Sie haben oft betont, dass die Operationen der EZB strikte geldpolitische Operationen innerhalb ihres Mandats darstellen. Als solche sollten sie neutral und nicht zugunsten einzelner Länder verzerrt sein. Jede Zusammenführung von Kreditrisiken, die im Rahmen von geldpolitischen Operationen der EZB als unvermeidlich eingeschätzt wird, muss streng den Kapitalanteilen der EZB entsprechen. Das ist genau das, was der EZB-Rat in seiner Entscheidung zum PSPP gewährleisten wollte.

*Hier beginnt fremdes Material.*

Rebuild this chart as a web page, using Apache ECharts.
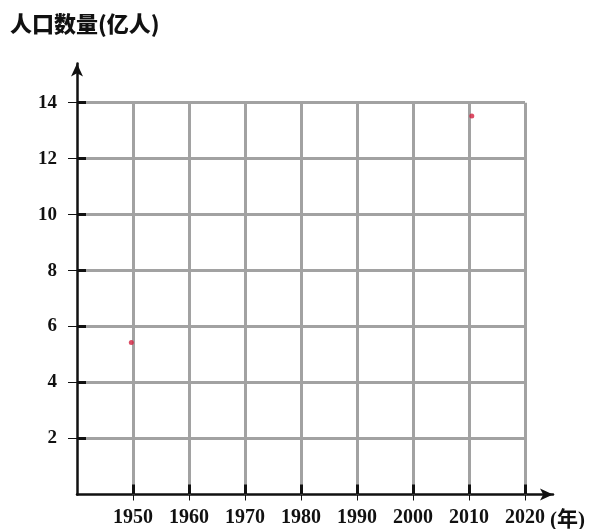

Einige Länder als Trittbrettfahrer mit ihren Ausfallrisiken mit den Kapitalanteilen anderer Länder fahren zu lassen, liegt mit Sicherheit außerhalb des geldpolitischen Mandats der EZB.

Die Studie von Prof. Heinemann legt nahe, dass die gravierenden Verzerrungen bei den PSPP-Käufen im Zeitablauf aufgrund der Knappheit geeigneter Titel wie sie von der EZB definiert wurden (Kreditrating, Emittenten- und Ausgabebeschränkung) weiter zunehmen werden. Daher bin ich tief besorgt, dass künftige Käufe der EZB innerhalb des PSPP noch stärker von den rechtlichen Voraussetzungen abweichen werden.

Bitte teilen Sie mir mit, ob Sie meine Befürchtungen teilen. Sollte die EZB außerstande sein, das PSPP-Programm wie festgelegt durchzuführen, sollte die EZB dieses Programm unverzüglich abbrechen und ich fordere Sie auf, dies zu tun.